Sedang Wakil Bupati Sleman, Yuni Setia Rahayu memaparkan, PNPM memang direncanakan selesai pada tahun 2015. “Saat mulai diluncurkan pada tahun 2007, disebutkan bahwa periodisasi pelaksanaan PNPM yakni tahun 2007-2009 adalah tahap pembelajaran atau pemberdayaan, tahun 2010-2012 tahap kemandirian, tahun 2013-2014 tahap keberlanjutan dan tahun 2015 tahap exit strategy. Jadi memang benar PNPM selesai tahun ini,” katanya.
Namun dirinya mengaku belum mendapat penjelasan secara mendetail, apakah program-program yang sudah dijalankan melalui PNPM akan berakhir begitu saja, ataukan dilebur ke dalam kegiatan desa berdasar UU Desa yang baru.

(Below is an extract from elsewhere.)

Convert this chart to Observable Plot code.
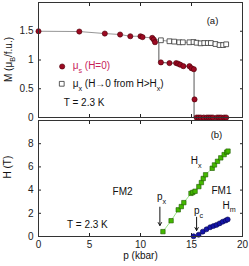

“Kami belum mendapat keterangan pasti soal itu. Mau dikemanakan tenaga fasilitator itu dan yang jelas, sepertinya terpulang kepada kabupaten masing-masing,” ujarnya.
Menurut Yuni, meski pemerintah Jokowi-JK sudah memastikan pemberhentian kegiatan PNPM, sisa waktu untuk menyelesaikan program, masih berlangsung hingga April mendatang.
“Sebenarnya sayang jika fasilitator itu tidak dimanfaatkan, mereka orang yang cukup memiliki skill di bidang pemberdayaan,” ujarnya.